L’Académie Nationale de Médecine s’inquiète de la financiarisation de la radiologie libérale
La spécialité de radiologie n’est pas un cas isolé puisque les cliniques privées, les EHPAD ou les laboratoires de biologie font l’objet de la même attention de la part des mêmes acteurs. Le secteur tente d’endiguer cette tendance en proposant aux radiologues libéraux des montages pluridisciplinaires ou l’adhésion à des structures regroupant les praticiens. C’est aujourd’hui l’Académie nationale de Médecine de tirer la sonnette d’alarme. Dans un communiqué publié le 27 juin 2022, elle a mis en garde les éventuels vendeurs de leur outil de travail contre le risque d’opacité dans les montages de ces sociétés d'exercice libéral ainsi que de la perte de la maîtrise de la gouvernance et de la gestion de leur nouvelle entité.
L’Académie cible également les contrats d'exercice entre les médecins et les sociétés financières qui rachètent leur cabinet contre une somme d’argent souvent conséquente mais qui les astreignent à des modes d’exercice ou à des exclusivités pour lesquels ils n’ont plus droit au chapitre, voire à des objectifs quantifiés à l’origine de sanctions s’ils ne sont pas atteints. Sans compter les problèmes éthiques que cette situation peut engendrer une perte d'autonomie décisionnelle, ce qui compromet l'indépendance des radiologues quant aux examens à pratiquer dans l’intérêt de leurs patients.
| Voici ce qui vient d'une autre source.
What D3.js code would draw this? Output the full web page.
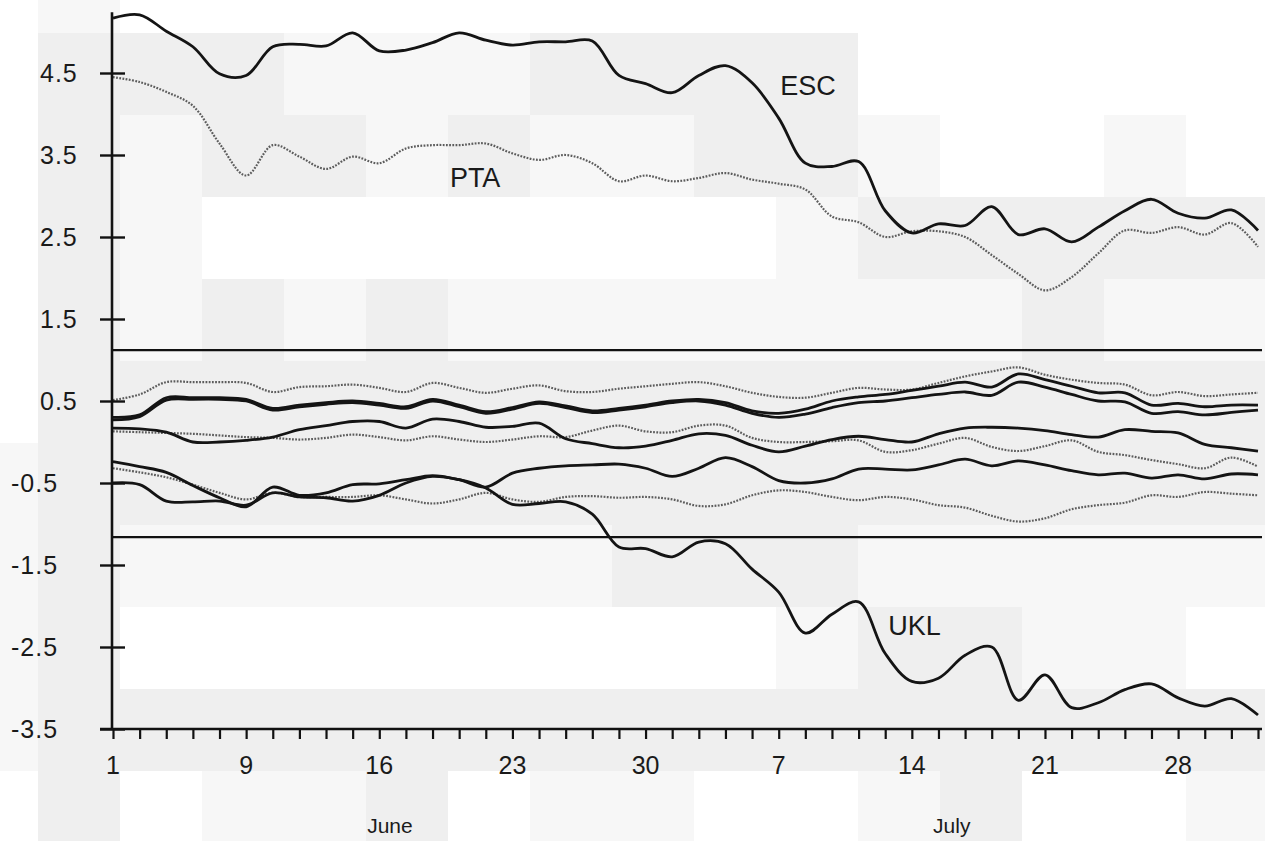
<!DOCTYPE html>
<html>
  <head>
    <meta charset="utf-8">
    <title>ESC / PTA / UKL</title>
    <script src="https://d3js.org/d3.v7.min.js"></script>
    <style>
      body { margin: 0; background: #fff; }
      text { font-family: "Liberation Sans", Arial, Helvetica, sans-serif; fill: #1a1a1a; }
    </style>
  </head>
  <body>
    <div id="chart"></div>
    <script>
      // one value per small tick on the time axis (0..43)
      var steps = d3.range(44);

      var esc = [5.17,5.21,5.01,4.82,4.49,4.47,4.82,4.85,4.83,4.99,
                 4.77,4.78,4.87,4.99,4.90,4.84,4.88,4.88,4.89,4.47,
                 4.37,4.26,4.47,4.59,4.38,3.95,3.40,3.36,3.42,2.82,
                 2.55,2.66,2.64,2.87,2.53,2.60,2.44,2.62,2.82,2.96,
                 2.79,2.73,2.83,2.58];
      var pta = [4.45,4.39,4.27,4.10,3.64,3.25,3.62,3.48,3.33,3.48,
                 3.40,3.58,3.62,3.62,3.64,3.52,3.44,3.50,3.40,3.18,
                 3.25,3.18,3.22,3.28,3.20,3.15,3.08,2.75,2.68,2.50,
                 2.57,2.57,2.50,2.28,2.05,1.85,2.01,2.30,2.58,2.55,
                 2.62,2.53,2.67,2.38];
      var ukl = [-0.50,-0.52,-0.72,-0.73,-0.72,-0.77,-0.62,-0.67,-0.68,-0.72,
                 -0.65,-0.50,-0.42,-0.46,-0.56,-0.76,-0.75,-0.73,-0.88,-1.28,
                 -1.30,-1.40,-1.22,-1.24,-1.55,-1.83,-2.33,-2.10,-1.95,-2.58,
                 -2.92,-2.88,-2.60,-2.50,-3.15,-2.84,-3.24,-3.18,-3.02,-2.95,
                 -3.12,-3.22,-3.13,-3.33];

      // the other sites, all inside the limits
      var blackHi1 = [0.30,0.33,0.54,0.54,0.54,0.52,0.41,0.45,0.48,0.50,
                      0.47,0.43,0.52,0.45,0.37,0.42,0.49,0.44,0.38,0.41,
                      0.45,0.50,0.52,0.48,0.38,0.35,0.40,0.50,0.55,0.58,
                      0.63,0.68,0.73,0.67,0.83,0.76,0.68,0.60,0.60,0.45,
                      0.47,0.43,0.45,0.45];
      var blackHi2 = [0.27,0.31,0.51,0.52,0.52,0.50,0.39,0.43,0.46,0.48,
                      0.45,0.41,0.50,0.43,0.35,0.40,0.47,0.42,0.36,0.39,
                      0.43,0.48,0.50,0.45,0.35,0.30,0.34,0.42,0.48,0.50,
                      0.54,0.58,0.61,0.57,0.73,0.67,0.58,0.50,0.49,0.35,
                      0.37,0.33,0.36,0.39];
      var blackMid = [0.17,0.16,0.12,0.00,0.00,0.02,0.06,0.15,0.20,0.25,
                      0.25,0.17,0.28,0.25,0.18,0.19,0.23,0.04,-0.02,-0.07,
                      -0.05,0.02,0.10,0.08,-0.04,-0.12,-0.05,0.03,0.07,0.03,
                      0.00,0.10,0.17,0.18,0.17,0.14,0.09,0.06,0.15,0.13,
                      0.11,-0.03,-0.07,-0.11];
      var blackLow = [-0.24,-0.30,-0.37,-0.53,-0.68,-0.79,-0.55,-0.65,-0.62,-0.52,
                      -0.51,-0.46,-0.41,-0.46,-0.55,-0.38,-0.32,-0.29,-0.28,-0.27,
                      -0.32,-0.42,-0.32,-0.19,-0.30,-0.47,-0.50,-0.45,-0.33,-0.33,
                      -0.34,-0.28,-0.21,-0.29,-0.23,-0.28,-0.35,-0.40,-0.38,-0.44,
                      -0.40,-0.45,-0.39,-0.40];
      var greyHi = [0.51,0.58,0.73,0.73,0.73,0.72,0.61,0.67,0.68,0.70,
                    0.66,0.61,0.72,0.66,0.60,0.65,0.69,0.62,0.61,0.65,
                    0.68,0.71,0.73,0.68,0.60,0.55,0.54,0.60,0.66,0.64,
                    0.64,0.72,0.80,0.86,0.91,0.82,0.76,0.72,0.70,0.57,
                    0.61,0.56,0.58,0.60];
      var greyMid = [0.13,0.12,0.11,0.10,0.08,0.06,0.05,0.03,0.05,0.09,
                     0.06,0.02,0.07,0.03,0.00,0.03,0.07,0.06,0.14,0.20,
                     0.13,0.12,0.20,0.20,0.05,0.00,0.00,0.01,0.02,-0.12,
                     -0.10,-0.02,0.05,-0.06,-0.11,-0.05,0.02,-0.12,-0.16,-0.22,
                     -0.27,-0.32,-0.19,-0.30];
      var greyLow = [-0.32,-0.37,-0.43,-0.52,-0.62,-0.70,-0.62,-0.67,-0.67,-0.67,
                     -0.65,-0.70,-0.75,-0.70,-0.62,-0.70,-0.73,-0.67,-0.66,-0.68,
                     -0.67,-0.70,-0.78,-0.76,-0.65,-0.59,-0.61,-0.67,-0.71,-0.67,
                     -0.70,-0.77,-0.80,-0.90,-0.97,-0.93,-0.82,-0.77,-0.74,-0.65,
                     -0.67,-0.61,-0.63,-0.65];

      var limits = [1.12, -1.16];
      var yTicks = [4.5, 3.5, 2.5, 1.5, 0.5, -0.5, -1.5, -2.5, -3.5];
      var dayLabels = ["1", "9", "16", "23", "30", "7", "14", "21", "28"];
      var dayLabelSteps = [0, 5, 10, 15, 20, 25, 30, 35, 40];
      var months = ["June", "July"];
      var monthSteps = [10.4, 31.5];

      // paper tone of the scan, 82px cells (0 white, 1 light, 2 grey)
      var paper = [
        [0,1,0,0,0,0,0,0,0,0,0,0,0,0,0,0],
        [0,2,2,2,1,1,1,2,2,2,2,0,0,0,0,0],
        [0,2,1,2,2,1,2,1,1,2,2,1,0,0,1,0],
        [0,2,1,0,0,0,0,0,0,0,1,2,2,2,2,2],
        [0,2,1,2,1,2,1,1,1,1,1,1,1,2,1,1],
        [0,2,2,2,2,2,2,2,2,2,2,2,2,2,2,2],
        [1,2,2,2,2,2,2,2,2,2,2,2,2,2,2,2],
        [1,2,1,1,1,1,1,1,2,2,2,1,1,1,1,1],
        [1,2,0,0,0,0,0,0,0,0,1,2,2,1,1,0],
        [1,2,2,2,2,2,2,2,2,2,2,2,2,2,2,2],
        [0,2,0,1,1,2,0,1,1,0,0,1,2,0,0,1]
      ];
      var paperTone = ['#ffffff', '#f7f7f7', '#efefef'];

      var svg = d3.select('#chart').append('svg')
        .attr('width', 1265)
        .attr('height', 841);

      var x = d3.scaleLinear().domain([0, 43]).range([113, 1258]);
      var y = d3.scaleLinear().domain([-3.5, 4.5]).range([729, 73]);

      paper.forEach(function (row, r) {
        row.forEach(function (v, c) {
          svg.append('rect')
            .attr('x', -44 + c * 82).attr('y', -49 + r * 82)
            .attr('width', 82).attr('height', 82)
            .attr('fill', paperTone[v]);
        });
      });

      // control limits
      svg.selectAll('.limit')
        .data(limits)
        .enter().append('line')
        .attr('class', 'limit')
        .attr('x1', 112).attr('x2', 1262)
        .attr('y1', function (d) { return y(d); })
        .attr('y2', function (d) { return y(d); })
        .attr('stroke', '#111').attr('stroke-width', 2.4);

      var line = d3.line()
        .x(function (d, i) { return x(steps[i]); })
        .y(function (d) { return y(d); })
        .curve(d3.curveCatmullRom.alpha(0.5));

      var dotted = [greyHi, greyMid, greyLow, pta];
      var solid = [blackHi1, blackHi2, blackMid, blackLow, ukl, esc];

      svg.selectAll('.dotted')
        .data(dotted)
        .enter().append('path')
        .attr('class', 'dotted')
        .attr('d', line)
        .attr('fill', 'none')
        .attr('stroke', '#5c5c5c')
        .attr('stroke-width', 2.2)
        .attr('stroke-dasharray', '1.8,1.4');

      svg.selectAll('.solid')
        .data(solid)
        .enter().append('path')
        .attr('class', 'solid')
        .attr('d', line)
        .attr('fill', 'none')
        .attr('stroke', '#141414')
        .attr('stroke-width', 2.8)
        .attr('stroke-linejoin', 'round');

      // y axis, ticks cross the line
      var yAxis = svg.append('g')
        .attr('transform', 'translate(112,0)')
        .call(d3.axisLeft(y).tickValues(yTicks).tickSize(12).tickFormat(''));
      yAxis.select('.domain').remove();
      yAxis.selectAll('.tick line').attr('stroke', '#111').attr('stroke-width', 2.4);
      yAxis.selectAll('.tick').append('line')
        .attr('x2', 13).attr('stroke', '#111').attr('stroke-width', 2.4);
      svg.append('line')
        .attr('x1', 112).attr('x2', 112)
        .attr('y1', y(5.24)).attr('y2', 730)
        .attr('stroke', '#111').attr('stroke-width', 2.6);

      svg.selectAll('.ylab')
        .data(yTicks)
        .enter().append('text')
        .attr('class', 'ylab')
        .attr('x', function (d) { return d < 0 ? 11 : 40; })
        .attr('y', function (d) { return y(d) + 9; })
        .style('font-size', '25px')
        .style('letter-spacing', '1px')
        .text(function (d) { return d.toFixed(1); });

      // x axis
      var xAxis = svg.append('g')
        .attr('transform', 'translate(0,729)')
        .call(d3.axisBottom(x).tickValues(steps).tickSize(10).tickFormat(''));
      xAxis.select('.domain').remove();
      xAxis.selectAll('.tick line').attr('stroke', '#111').attr('stroke-width', 2.2);
      svg.append('line')
        .attr('x1', 100).attr('x2', 1262)
        .attr('y1', 729).attr('y2', 729)
        .attr('stroke', '#111').attr('stroke-width', 2.6);

      svg.selectAll('.xlab')
        .data(dayLabels)
        .enter().append('text')
        .attr('class', 'xlab')
        .attr('x', function (d, i) { return x(dayLabelSteps[i]); })
        .attr('y', 774)
        .attr('text-anchor', 'middle')
        .style('font-size', '25px')
        .text(function (d) { return d; });

      svg.selectAll('.month')
        .data(months)
        .enter().append('text')
        .attr('class', 'month')
        .attr('x', function (d, i) { return x(monthSteps[i]); })
        .attr('y', 833)
        .attr('text-anchor', 'middle')
        .style('font-size', '21px')
        .text(function (d) { return d; });

      // series names
      var names = [
        { t: 'ESC', s: 26.1, v: 4.23 },
        { t: 'PTA', s: 13.6, v: 3.11 },
        { t: 'UKL', s: 30.1, v: -2.35 }
      ];
      svg.selectAll('.name')
        .data(names)
        .enter().append('text')
        .attr('class', 'name')
        .attr('x', function (d) { return x(d.s); })
        .attr('y', function (d) { return y(d.v); })
        .attr('text-anchor', 'middle')
        .style('font-size', '27px')
        .text(function (d) { return d.t; });
    </script>
  </body>
</html>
Revoir les dispositions juridiques régissant les autorisations d’exercice en imagerie médicale
Dans ce contexte, l’Académie de Médecine demande que « le principe d'indépendance des professionnels de soins soit inclus, en tant que principe déontologique fondamental, dans l'article L 162–2 du code de la Sécurité Sociale » et incite le Conseil National de l'Ordre des médecins (CNOM) à alerter les ordres départementaux pour favoriser la communication de tous les contrats passés avec les sociétés financières. Elle souhaite d’autre part que les contrats d'exclusivité des praticiens dans les cliniques privées soient encadrés, que la procédure actuelle d'autorisation d'équipements lourds soit remplacée par une autorisation d'activités de soins en imagerie, comme la législation l’a entérinée en radiologie interventionnelle neurologique, cardiaque et de la médecine nucléaire.
Elle cible enfin la responsabilité juridique des praticiens dans le domaine de la téléradiologie ainsi que la question de la propriété des données d'imagerie des patients qui, issues d’examens réalisés au travers de fonds publics de l'Assurance Maladie, risquent d’échapper à tout contrôle si l’on n’y prend pas garde.